Making the case for more diversity

11/17/2002
BY STEVEN CORNELIUS
BLADE MUSIC CRITIC

Last of Two Parts

Classical music radio has given, but it has also taken away. Once upon a time American families gathered around the piano for their nightly entertainment. That tradition faded in the 1920s with the introduction of radio. Since then, while we have had access to a wide variety of musical content, we as a people have also generally gone from active music makers to passive music listeners.

Equally troubling is the fact that somewhere along the line, the music to which we listen became marginalized.

Consider: Our relationship with music on the radio is casual at best. We tend to listen while we commute to and from work, sit in our offices, or relax at home.

In other words, we hardly listen at all. Unlike live performance, music on the radio tends to become a pleasant background easily ignored, like rain and sun through the office window.

Officials at FM 91, northwest Ohio's public radio station, which broadcasts from towers in Toledo and affiliates in Lima, Bryan, and Defiance, know this is true. They say that people can listen to classical music all day long because, unlike talk radio, it does not demand their full attention. Tune out for a minute or two and it is easy to slip seamlessly back in. And this, they add, is a good thing.

Fair enough if sonic wallpaper is the goal. But surely classical music programming, like any other effective programming, should be consistently intellectually and emotionally engaging.

National Public Radio, which provides program content to affiliate stations around the country, has succeeded with listeners by diversifying its news and information offerings, by, as NPR spokeswoman Jenny Lawhorn recently said, “engaging more voices and including more viewpoints.”

At its best, NPR has managed to do the same thing with its music offerings.

Consider NPR's “Performance Today,” the most successful classical music show on public radio. “Performance Today,” which FM 91 does not carry, succeeds not just because it broadcasts performances by the world's greatest musicians, but also because it chooses to broadcast concerts that are culturally significant. And more important still, its hosts tell us why these concerts are significant.

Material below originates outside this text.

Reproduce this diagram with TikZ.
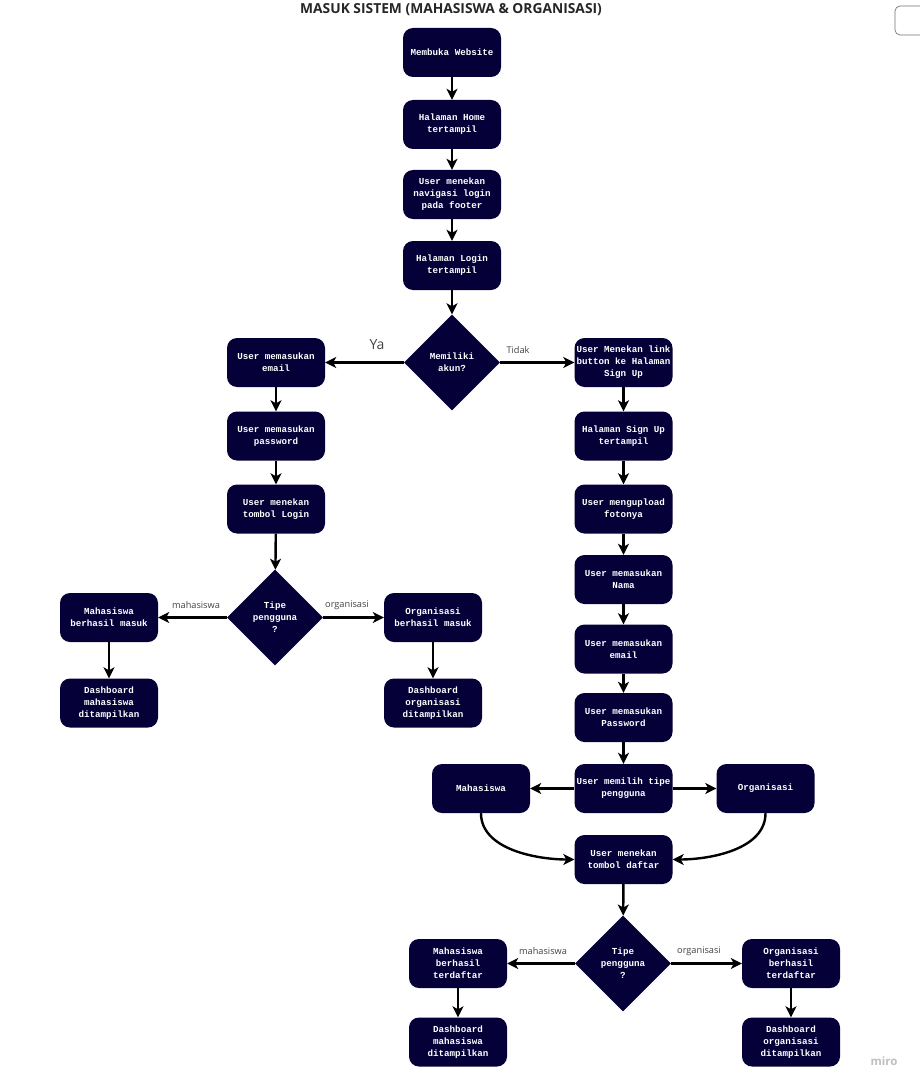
\documentclass[tikz,border=0pt]{standalone}
\usepackage{fontspec}
\setmainfont{Open Sans}
\newfontfamily\boxfont{Liberation Mono}
\usetikzlibrary{shapes.geometric,arrows.meta}
\definecolor{boxfill}{HTML}{050038}
\definecolor{labelgrey}{HTML}{444444}
\tikzset{
  x=1pt,y=-1pt,
  flowbox/.style={draw=none,fill=boxfill,rounded corners=10pt,minimum width=98pt,minimum height=49pt,inner sep=0pt,text=white,align=center,font=\boxfont\bfseries\fontsize{9.2}{12}\selectfont},
  choice/.style={draw=none,fill=boxfill,shape=diamond,aspect=1,minimum width=96pt,minimum height=96pt,inner sep=0pt,text=white,align=center,font=\boxfont\bfseries\fontsize{9.2}{12}\selectfont},
  link/.style={draw=black,line width=2.4pt,-{Stealth[length=11pt,width=11pt,inset=3pt]}},
  edgetext/.style={text=labelgrey,inner sep=0pt,font=\fontsize{9.2}{11}\selectfont},
}
\begin{document}
\begin{tikzpicture}
\useasboundingbox (0,0) rectangle (920,1086);
\fill[white] (0,0) rectangle (920,1086);
\node[font=\bfseries\fontsize{13.8}{16}\selectfont,text=black!85,inner sep=0pt] (title) at (451,10) {MASUK SISTEM (MAHASISWA \& ORGANISASI)};
\node[draw=black!55,line width=0.7pt,rounded corners=5pt,minimum width=50pt,minimum height=29pt,inner sep=0pt] (corner) at (920,20.5) {};
\node[text=black!25,inner sep=0pt,font=\bfseries\fontsize{11.5}{13}\selectfont] (miro) at (884,1061) {miro};

\node[flowbox] (a1) at (452,52.5) {Membuka Website};
\node[flowbox] (a2) at (452,124.5) {Halaman Home\\tertampil};
\node[flowbox] (a3) at (452,194.5) {User menekan\\navigasi login\\pada footer};
\node[flowbox] (a4) at (452,265.5) {Halaman Login\\tertampil};
\node[choice] (d1) at (452,362.5) {Memiliki\\akun?};

\node[flowbox] (l1) at (276,362.5) {User memasukan\\email};
\node[flowbox] (l2) at (276,436) {User memasukan\\password};
\node[flowbox] (l3) at (276,509) {User menekan\\tombol Login};
\node[choice] (d2) at (275,617.5) {Tipe\\pengguna\\?};
\node[flowbox] (m1) at (109,617.5) {Mahasiswa\\berhasil masuk};
\node[flowbox] (m2) at (109,703) {Dashboard\\mahasiswa\\ditampilkan};
\node[flowbox] (o1) at (433,617.5) {Organisasi\\berhasil masuk};
\node[flowbox] (o2) at (433,703) {Dashboard\\organisasi\\ditampilkan};

\node[flowbox] (r1) at (623.5,362.5) {User Menekan link\\button ke Halaman\\Sign Up};
\node[flowbox] (r2) at (623.5,436) {Halaman Sign Up\\tertampil};
\node[flowbox] (r3) at (623.5,509) {User mengupload\\fotonya};
\node[flowbox] (r4) at (623.5,579.5) {User memasukan\\Nama};
\node[flowbox] (r5) at (623.5,649) {User memasukan\\email};
\node[flowbox] (r6) at (623.5,717.5) {User memasukan\\Password};
\node[flowbox] (r7) at (623.5,788.5) {User memilih tipe\\pengguna};
\node[flowbox] (t1) at (481,788.5) {Mahasiswa};
\node[flowbox] (t2) at (765.5,788.5) {Organisasi};
\node[flowbox] (r8) at (623.5,859.5) {User menekan\\tombol daftar};
\node[choice] (d3) at (623,963.5) {Tipe\\pengguna\\?};
\node[flowbox] (n1) at (458,963.5) {Mahasiswa\\berhasil\\terdaftar};
\node[flowbox] (n2) at (458,1042) {Dashboard\\mahasiswa\\ditampilkan};
\node[flowbox] (p1) at (791,963.5) {Organisasi\\berhasil\\terdaftar};
\node[flowbox] (p2) at (791,1042) {Dashboard\\organisasi\\ditampilkan};

\draw[link] (a1) -- (a2);
\draw[link] (a2) -- (a3);
\draw[link] (a3) -- (a4);
\draw[link] (a4) -- (d1);
\draw[link] (d1) -- (l1);
\draw[link] (d1) -- (r1);
\draw[link] (l1) -- (l2);
\draw[link] (l2) -- (l3);
\draw[link] (l3) -- (d2);
\draw[link] (d2) -- (m1);
\draw[link] (d2) -- (o1);
\draw[link] (m1) -- (m2);
\draw[link] (o1) -- (o2);
\draw[link] (r1) -- (r2);
\draw[link] (r2) -- (r3);
\draw[link] (r3) -- (r4);
\draw[link] (r4) -- (r5);
\draw[link] (r5) -- (r6);
\draw[link] (r6) -- (r7);
\draw[link] (r7) -- (t1);
\draw[link] (r7) -- (t2);
\draw[link] (t1.south) to[out=-90,in=180,looseness=0.9] (r8.west);
\draw[link] (t2.south) to[out=-90,in=0,looseness=0.9] (r8.east);
\draw[link] (r8) -- (d3);
\draw[link] (d3) -- (n1);
\draw[link] (d3) -- (p1);
\draw[link] (n1) -- (n2);
\draw[link] (p1) -- (p2);

\node[edgetext,font=\fontsize{14}{16}\selectfont] (ya) at (377,344.5) {Ya};
\node[edgetext] (tidak) at (518,350) {Tidak};
\node[edgetext] (lm) at (196,605) {mahasiswa};
\node[edgetext] (lo) at (347,605) {organisasi};
\node[edgetext] (lm2) at (543,951) {mahasiswa};
\node[edgetext] (lo2) at (699,951) {organisasi};
\end{tikzpicture}
\end{document}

Their working range might be smaller, but FM 91 is in a position to do the same thing. For instance, the station could have presented a live broadcast of conductor Stefan Sanderling leading the Toledo Symphony in this fall's sold-out September 11 concert at the Stranahan Theater.

The event – which featured strong and occasionally profound interpretations of works by Barber, Bach, and Shostakovich – was arguably the most important Toledo Symphony concert of the past decade, perhaps in the orchestra's history.

If only, on that most reflective of nights, radio listeners had had the opportunity to hear what we in the audience heard - how classical music is able to touch emotions rarely reached with words.

It is hard to imagine a better way in which FM 91 could have served its listening community, but the opportunity slipped away.

There are many additional ways in which FM 91 might make its music programming more vital. These may involve taking some risks, but sluggish listener ratings suggest that some risk-taking is in order.

Surely, for example, there is room for more program diversity. It seems hard to rationalize devoting 17 hours of each weekday to classical music.

After all, our greatest composers were eclectic in their tastes. Why shouldn't FM 91's listeners receive a broad mix as well?

The lush gamelan sounds of Indonesian music inspired Debussy and Ravel. Stravinsky and Bartok drew from ethnic roots when they incorporated ideas from Russian and Hungarian folk music. Copland and Bernstein often built their ideas upon American folk and popular music. Even Mozart (who seems traditional only when viewed through a foggy lens 200-plus years distant) traveled from Austria to Italy in order to pick up new ideas.

Of all these composers, however, only Mozart - who encountered the still novel Classical tradition in Italy - would have any luck finding the sounds he sought on FM 91's weekday programming.

FM 91 has distilled grass-roots ethnicity out of its listening day. It is almost as if the station believes that these other music styles take on validity only when pulled from their natural context, filtered through a Western composer's pen, and played in a recital hall by violinists wearing concert black.

Debussy and his colleagues – indeed, every important composer of the past century – knew better.

FM 91's approach is problematic for other reasons as well.

First, the notion that Western classical music is more noble, enlightened, or complex than other world traditions is false. The genius of violinist Jascha Heifetz and other virtuosos shines bright, but no brighter than that of Indian sitarist Ravi Shankar and his musical colleagues. Nor were Heifetz's musical roots deeper. Indeed, India's classical music tradition had a 1,000-year head start on Europe's.

The same argument could be put forth for art music traditions from the Middle East and Asia.

Second, stretching one's ears with new sounds cleans rather than pollutes. New sounds are good for the brain and heart. Like travel, new sounds not only introduce us to unexpected ideas, but by changing our perspective, they also tell us things about the world in which we live.

And this, after all, has always been the mission of public radio.